Lorsqu’une collectivité vote un budget, incluant les tableaux de la dette, c’est au préfet et à ses services, seuls compétents sur le plan juridique, d’exercer leur pouvoir de contrôle. Si des anomalies dans la sincérité des comptes sont détectées, ils peuvent réclamer par exemple un meilleur provisionnement des risques. Le tribunal administratif peut également être saisi si le budget contrevenait à la loi en vigueur.
Dans le cas où les services préfectoraux ne posséderaient pas les compétences techniques nécessaires, il est possible de faire appel à la Direction générale des finances publiques (DGFiP), dont les antennes régionales sont placées sous l’autorité du préfet. Enfin, le préfet peut également demander l’avis de la chambre régionale des comptes.

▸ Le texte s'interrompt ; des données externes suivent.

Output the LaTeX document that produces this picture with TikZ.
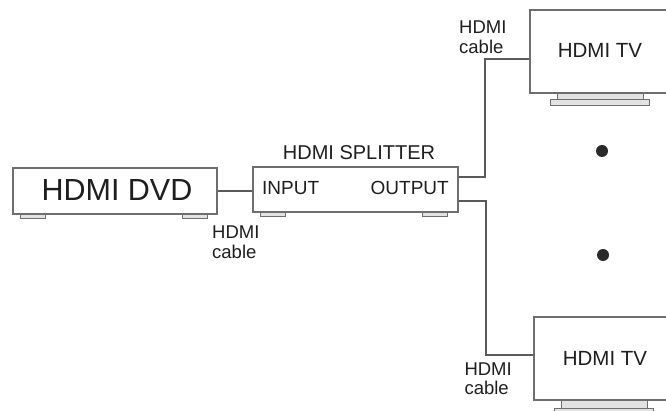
\documentclass[tikz,border=0pt]{standalone}
\usepackage{fontspec}
\setmainfont{Liberation Sans}
\begin{document}
\begin{tikzpicture}[x=1pt,y=-1pt,
  box/.style={draw=boxgray,line width=1.3pt,fill=white,inner sep=0pt},
  foot/.style={draw=boxgray,line width=1pt,fill=footgray},
  wire/.style={draw=wiregray,line width=1.4pt},
  lbl/.style={text=txt,font=\fontsize{19}{19}\selectfont,inner sep=0pt},
  cablelbl/.style={text=txt,font=\fontsize{18.5}{19.5}\selectfont,align=left,inner sep=0pt,anchor=north west},
  dot/.style={circle,fill=dotc,minimum size=12pt,inner sep=0pt}]
\definecolor{boxgray}{HTML}{6E6E6E}
\definecolor{footgray}{HTML}{E2E2E2}
\definecolor{wiregray}{HTML}{5A5A5A}
\definecolor{txt}{HTML}{1E1E1E}
\definecolor{dotc}{HTML}{2A2A2A}
\useasboundingbox (0,0) rectangle (666,411);
\clip (0,0) rectangle (666,411);
% DVD
\draw[foot] (20,214) rectangle (45,219);
\draw[foot] (182,214) rectangle (207,219);
\node[box,minimum width=204pt,minimum height=46pt] (dvd) at (115,191) {};
\node[text=txt,inner sep=0pt,anchor=base,font=\fontsize{30.5}{30.5}\selectfont] (dvdlbl) at (117,201) {HDMI DVD};
% splitter
\draw[foot] (260,212) rectangle (285,217);
\draw[foot] (422,212) rectangle (447,217);
\node[box,minimum width=205pt,minimum height=45pt] (split) at (355.5,189.5) {};
\node[lbl,anchor=base west] (inlbl) at (262,195) {INPUT};
\node[lbl,anchor=base east] (outlbl) at (449,195) {OUTPUT};
\node[lbl,anchor=base,font=\fontsize{20}{20}\selectfont] (splitlbl) at (359,159.3) {HDMI SPLITTER};
% TV 1
\draw[foot] (557,93) rectangle (643,100);
\draw[foot] (550,100) rectangle (649,106);
\node[box,minimum width=150pt,minimum height=83pt] (tv1) at (605,51.5) {};
\node[lbl,anchor=base,font=\fontsize{20.5}{20.5}\selectfont] (tv1lbl) at (600,57.3) {HDMI TV};
% TV 2
\draw[foot] (561,400) rectangle (647,408);
\draw[foot] (554,408) rectangle (653,416);
\node[box,minimum width=150pt,minimum height=83pt] (tv2) at (609,358.5) {};
\node[lbl,anchor=base,font=\fontsize{20.5}{20.5}\selectfont] (tv2lbl) at (605,365) {HDMI TV};
% dots
\node[dot] (d1) at (602,151) {};
\node[dot] (d2) at (603,255) {};
% cables
\draw[wire] (dvd.east) -- (dvd.east -| split.west);
\coordinate (c1) at (485,59);
\coordinate (c2) at (486,355);
\draw[wire] ([yshift=12.5pt]split.east) -| (c1) -- (c1 -| tv1.west);
\draw[wire] ([yshift=-11.5pt]split.east) -| (c2) -- (c2 -| tv2.west);
% cable labels
\node[cablelbl] (cab0) at (212,226) {HDMI\\cable};
\node[cablelbl] (cab1) at (459,21) {HDMI\\cable};
\node[cablelbl] (cab2) at (464.3,362.5) {HDMI\\cable};
\end{tikzpicture}
\end{document}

En synthèse, le système en place, s’il est actionné, fonctionne parfaitement. Tout est prévu. Mais les préfets exercent peu cette mission de contrôle car ils manquent de temps et d’effectifs.

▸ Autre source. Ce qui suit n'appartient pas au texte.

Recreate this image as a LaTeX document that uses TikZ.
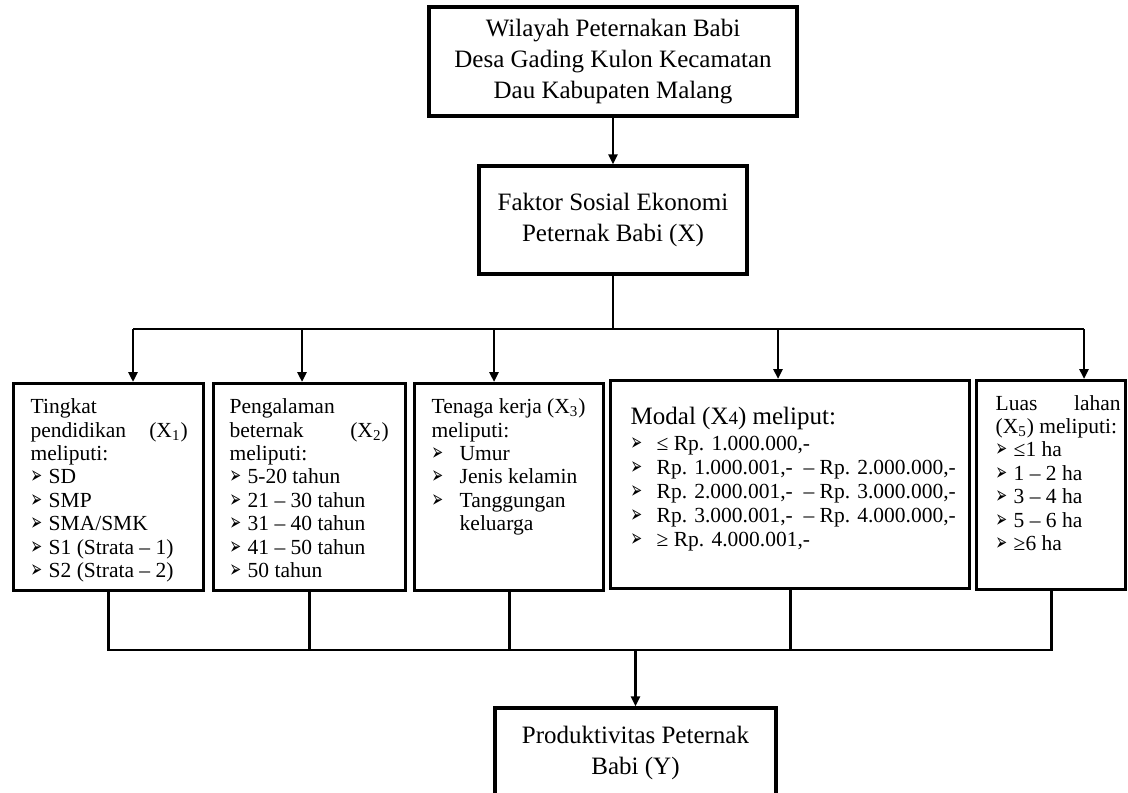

Quelles améliorations pourraient-elles être apportées au système de contrôle actuel ?
Lorsque certaines collectivités ont pris ce genre de produits, elles étaient prêtes à payer moins cher pendant quelques années, quitte à voir les frais s’envoler ensuite. Cela peut se comprendre, et s’expliquer.
Ce qui est plus gênant, c’est que ces pratiques ont vu le jour dans la plus grande opacité, notamment vis-à-vis du grand public qui devrait disposer d’un droit de regard sur les finances des collectivités locales. C’est une faille que la charte de bonne conduite tente d’ailleurs de combler.

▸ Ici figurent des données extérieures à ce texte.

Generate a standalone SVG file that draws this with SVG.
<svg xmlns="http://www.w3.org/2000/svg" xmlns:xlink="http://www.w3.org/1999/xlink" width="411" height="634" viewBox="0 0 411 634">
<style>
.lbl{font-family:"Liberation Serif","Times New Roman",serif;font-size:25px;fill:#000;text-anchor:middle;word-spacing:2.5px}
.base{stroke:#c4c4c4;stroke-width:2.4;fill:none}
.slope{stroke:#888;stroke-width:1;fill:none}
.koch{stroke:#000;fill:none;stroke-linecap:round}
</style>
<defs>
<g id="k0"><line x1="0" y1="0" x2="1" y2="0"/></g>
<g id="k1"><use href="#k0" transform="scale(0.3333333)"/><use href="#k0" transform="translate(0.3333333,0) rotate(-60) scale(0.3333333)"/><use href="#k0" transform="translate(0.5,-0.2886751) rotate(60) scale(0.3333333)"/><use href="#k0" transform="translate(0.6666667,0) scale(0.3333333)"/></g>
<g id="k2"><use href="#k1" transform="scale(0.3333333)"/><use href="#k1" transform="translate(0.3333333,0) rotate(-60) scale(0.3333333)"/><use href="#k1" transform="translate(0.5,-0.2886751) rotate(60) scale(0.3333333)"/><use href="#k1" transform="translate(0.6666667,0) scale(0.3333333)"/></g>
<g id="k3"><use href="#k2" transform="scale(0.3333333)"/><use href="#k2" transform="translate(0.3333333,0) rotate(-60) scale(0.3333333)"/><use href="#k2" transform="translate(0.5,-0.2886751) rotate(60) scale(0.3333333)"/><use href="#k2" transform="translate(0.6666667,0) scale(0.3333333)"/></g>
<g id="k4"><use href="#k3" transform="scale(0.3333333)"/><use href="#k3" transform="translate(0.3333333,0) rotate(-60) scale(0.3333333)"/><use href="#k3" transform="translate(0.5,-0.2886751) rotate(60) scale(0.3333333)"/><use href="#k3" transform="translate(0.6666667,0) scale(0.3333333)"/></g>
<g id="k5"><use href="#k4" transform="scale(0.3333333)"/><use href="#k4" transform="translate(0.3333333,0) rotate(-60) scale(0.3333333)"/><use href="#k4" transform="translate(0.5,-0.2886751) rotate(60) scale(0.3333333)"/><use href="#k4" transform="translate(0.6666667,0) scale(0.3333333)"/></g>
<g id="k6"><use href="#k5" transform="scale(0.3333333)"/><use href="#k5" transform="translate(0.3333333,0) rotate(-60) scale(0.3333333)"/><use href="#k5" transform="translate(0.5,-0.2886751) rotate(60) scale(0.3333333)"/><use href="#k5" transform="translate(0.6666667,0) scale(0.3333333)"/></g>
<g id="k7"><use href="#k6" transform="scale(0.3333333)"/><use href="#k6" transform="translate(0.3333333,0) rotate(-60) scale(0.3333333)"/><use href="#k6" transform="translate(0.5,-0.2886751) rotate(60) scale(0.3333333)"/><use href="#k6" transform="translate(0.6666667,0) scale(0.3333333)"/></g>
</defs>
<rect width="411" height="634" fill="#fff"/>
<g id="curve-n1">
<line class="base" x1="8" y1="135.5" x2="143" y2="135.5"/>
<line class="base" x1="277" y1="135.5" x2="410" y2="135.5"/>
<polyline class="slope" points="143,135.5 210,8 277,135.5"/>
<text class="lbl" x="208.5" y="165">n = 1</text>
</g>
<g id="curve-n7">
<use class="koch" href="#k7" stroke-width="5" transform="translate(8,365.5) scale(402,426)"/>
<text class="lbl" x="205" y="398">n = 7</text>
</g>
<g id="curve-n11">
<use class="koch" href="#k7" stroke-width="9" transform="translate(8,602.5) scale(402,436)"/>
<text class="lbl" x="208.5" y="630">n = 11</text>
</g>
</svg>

Pour cette raison, je suis favorable à la certification des comptes des collectivités, qui vienne valider la sincérité de la situation économique de l’entité.
Par contre, je ne soutiens pas la création d’une quelconque autorité de contrôle. Je demeure attaché à la protection de la liberté de gestion des collectivités. Cette liberté induit forcément des erreurs, il est impossible de faire autrement. Mais ce système est préférable à une réglementation forte et contraignante, qui mettrait fin à des montages financiers potentiellement intéressants du point de vue du partage des risques entre public et privé.